Mais un misogyne, qui considère les femmes comme des objets sexuels écervelés, ça, que voulez-vous, ça reste un chum?

Oh, c'est que vous, vous n'êtes pas comme lui, mais tsé, il a d'autres qualités. Il est ben drôle... Et, hein ho, on le changera pas non plus...

De la tolérance

Force est de constater qu'il y a des choses plus tolérables socialement que d'autres et, malheureusement, la misogynie en fait partie.

À force de réfléchir à ça, j'en suis venue à me dire que cette banalisation, cette tolérance envers les comportements sexistes, est un des facteurs qui contribuent à la persistance des violences envers les femmes dans notre société, violences physiques, sexuelles et psychologiques.

Parce que ça part de là, parce qu'entre les deux, il n'y a pas tant de marches à franchir. Après tout, si un misogyne fini peut passer sa vie entière à se comporter comme tel, sans jamais ressentir l'opprobre de ses pairs, c'est quoi la limite?

Des gestes concrets

Ces jours-ci, à l'approche du triste anniversaire du 6 décembre 1989, la campagne 12 jours d'action pour l'élimination des violences envers les femmes est en cours. Encore une fois, cette année, va-t-on commémorer la tragédie entre femmes? Va-t-on dialoguer entre nous sur les sources et les causes de la violence?

J'ai assisté en juin dernier au Forum gouvernemental itinérant sur les agressions sexuelles. Non seulement il était présidé par quatre députées, mais les intervenants était en fait à 95% des intervenantes.

Ça n'a aucun sens.

La violence n'est pas un enjeu féminin, comme le dit si bien le conférencier américain Jackson Katz dans cette conférence TED. Les hommes aussi sont plus que concernés.

L'idée n'est pas de dire que tous les hommes sont fautifs, mais bien que le jour où tous, peu importe notre genre, nous nous sentirons concernés par la violence, alors on pourra sérieusement espérer l'éradiquer. Notamment en changeant comment on éduque nos garçons à grand renfort de virilité masculine stéréotypée traditionnelle. On ne le dira jamais assez, les enfants apprennent par observation et les hommes sont des modèles au même titre que les femmes.

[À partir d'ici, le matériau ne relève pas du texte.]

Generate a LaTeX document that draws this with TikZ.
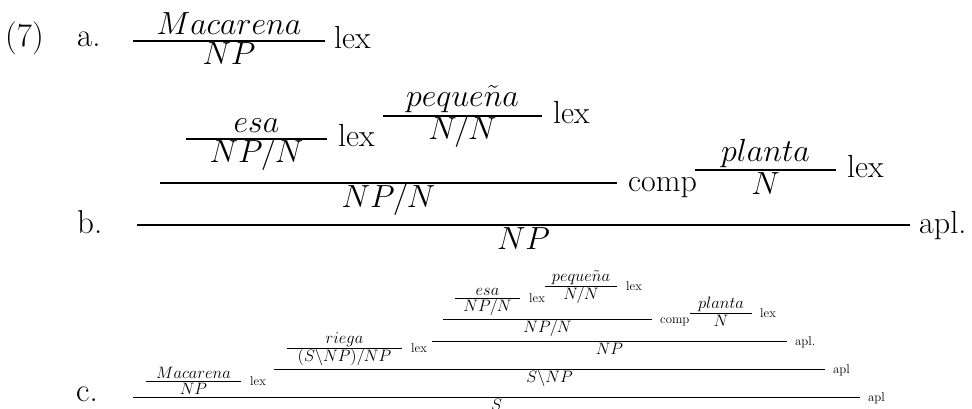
\RequirePackage{fix-cm}
\documentclass[tikz,border=0pt]{standalone}
\usetikzlibrary{calc}

% one horizontal inference rule: #1 name, #2 left x, #3 right x, #4 y, #5 style
\newcommand{\infrule}[5]{%
  \coordinate (#1-l) at (#2,#4);
  \coordinate (#1-r) at (#3,#4);
  \coordinate (#1-c) at ($(#1-l)!0.5!(#1-r)$);
  \draw[#5] (#1-l) -- (#1-r);
}

\tikzset{
  bigrule/.style={line width=1.3pt},
  smallrule/.style={line width=0.75pt},
  bigmath/.style={font=\fontsize{32}{38}\selectfont, inner sep=0pt, anchor=base},
  smallmath/.style={font=\fontsize{16.5}{20}\selectfont, inner sep=0pt, anchor=base},
  biglab/.style={font=\fontsize{32}{38}\selectfont, inner sep=0pt, anchor=base west},
  smalllab/.style={font=\fontsize{12.8}{15}\selectfont, inner sep=0pt, anchor=base west},
  itemlab/.style={font=\fontsize{33}{40}\selectfont, inner sep=0pt, anchor=base west},
}

\begin{document}
\begin{tikzpicture}[x=1pt, y=-1pt]
\useasboundingbox (0,0) rectangle (972,409);
\clip (0,0) rectangle (972,409);

% example number and item labels
\node[itemlab] (exnum) at (5,47) {(7)};
\node[itemlab] (ia) at (77,47) {a.};
\node[itemlab] (ib) at (77,233) {b.};
\node[itemlab] (ic) at (76,401) {c.};

% ---------- (a) ----------
\infrule{amac}{133}{325}{41}{bigrule}
\node[bigmath] (amac-num) at ($(amac-c)+(0,-6)$) {$Macarena$};
\node[bigmath] (amac-den) at ($(amac-c)+(0,24)$) {$NP$};
\node[biglab] (amac-lab) at ($(amac-r)+(9,8)$) {lex};

% ---------- (b) ----------
\infrule{besa}{186}{327}{139}{bigrule}
\node[bigmath] (besa-num) at ($(besa-c)+(0,-6)$) {$esa$};
\node[bigmath] (besa-den) at ($(besa-c)+(0,24)$) {$NP/N$};
\node[biglab] (besa-lab) at ($(besa-r)+(11,8)$) {lex};

\infrule{bpeq}{383}{542}{116}{bigrule}
\node[bigmath] (bpeq-num) at ($(bpeq-c)+(0,-9)$) {$peque\tilde{n}a$};
\node[bigmath] (bpeq-den) at ($(bpeq-c)+(0,24)$) {$N/N$};
\node[biglab] (bpeq-lab) at ($(bpeq-r)+(11,8)$) {lex};

\infrule{bcomp}{160}{617}{183}{bigrule}
\node[bigmath] (bcomp-den) at ($(bcomp-c)+(0,24)$) {$NP/N$};
\node[biglab] (bcomp-lab) at ($(bcomp-r)+(11,8)$) {comp};

\infrule{bpla}{695}{836}{170}{bigrule}
\node[bigmath] (bpla-num) at ($(bpla-c)+(0,-9)$) {$planta$};
\node[bigmath] (bpla-den) at ($(bpla-c)+(0,24)$) {$N$};
\node[biglab] (bpla-lab) at ($(bpla-r)+(11,8)$) {lex};

\infrule{bapl}{137}{910}{225}{bigrule}
\node[bigmath] (bapl-den) at ($(bapl-c)+(0,24)$) {$NP$};
\node[biglab] (bapl-lab) at ($(bapl-r)+(9,8)$) {apl.};

% ---------- (c) ----------
\infrule{cmac}{146}{241}{381}{smallrule}
\node[smallmath] (cmac-num) at ($(cmac-c)+(0,-3)$) {$Macarena$};
\node[smallmath] (cmac-den) at ($(cmac-c)+(0,13)$) {$NP$};
\node[smalllab] (cmac-lab) at ($(cmac-r)+(9,4)$) {lex};

\infrule{crie}{287}{402}{348}{smallrule}
\node[smallmath] (crie-num) at ($(crie-c)+(0,-5)$) {$riega$};
\node[smallmath] (crie-den) at ($(crie-c)+(0,13)$) {$(S\backslash NP)/NP$};
\node[smalllab] (crie-lab) at ($(crie-r)+(9,4)$) {lex};

\infrule{cesa}{455}{520}{298}{smallrule}
\node[smallmath] (cesa-num) at ($(cesa-c)+(0,-3)$) {$esa$};
\node[smallmath] (cesa-den) at ($(cesa-c)+(0,13)$) {$NP/N$};
\node[smalllab] (cesa-lab) at ($(cesa-r)+(9,4)$) {lex};

\infrule{cpeq}{545}{617}{286}{smallrule}
\node[smallmath] (cpeq-num) at ($(cpeq-c)+(0,-5)$) {$peque\tilde{n}a$};
\node[smallmath] (cpeq-den) at ($(cpeq-c)+(0,13)$) {$N/N$};
\node[smalllab] (cpeq-lab) at ($(cpeq-r)+(9,4)$) {lex};

\infrule{ccomp}{443}{652}{319}{smallrule}
\node[smallmath] (ccomp-den) at ($(ccomp-c)+(0,13)$) {$NP/N$};
\node[smalllab] (ccomp-lab) at ($(ccomp-r)+(8,4)$) {comp};

\infrule{cpla}{690}{752}{313}{smallrule}
\node[smallmath] (cpla-num) at ($(cpla-c)+(0,-5)$) {$planta$};
\node[smallmath] (cpla-den) at ($(cpla-c)+(0,13)$) {$N$};
\node[smalllab] (cpla-lab) at ($(cpla-r)+(8,4)$) {lex};

\infrule{cnp}{432}{787}{341}{smallrule}
\node[smallmath] (cnp-den) at ($(cnp-c)+(0,13)$) {$NP$};
\node[smalllab] (cnp-lab) at ($(cnp-r)+(8,4)$) {apl.};

\infrule{csnp}{274}{825}{369}{smallrule}
\node[smallmath] (csnp-den) at ($(csnp-c)+(0,13)$) {$S\backslash NP$};
\node[smalllab] (csnp-lab) at ($(csnp-r)+(8,4)$) {apl};

\infrule{cs}{133}{860}{397}{smallrule}
\node[smallmath] (cs-den) at ($(cs-c)+(0,13)$) {$S$};
\node[smalllab] (cs-lab) at ($(cs-r)+(8,4)$) {apl};
\end{tikzpicture}
\end{document}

Pour les gars, se sentir concernés et agir contre la violence, ça passe par toutes sortes de gestes concrets, ici, aujourd'hui, dès maintenant. Comme de dire à son chum qu'on n'apprécie pas ses blagues sexistes, que sa façon de traiter les femmes n'est pas acceptable. Parce qu'on est en 2015 après tout et que la misogynie devrait être aussi répréhensible socialement que le racisme. Or, ce n'est pas le cas.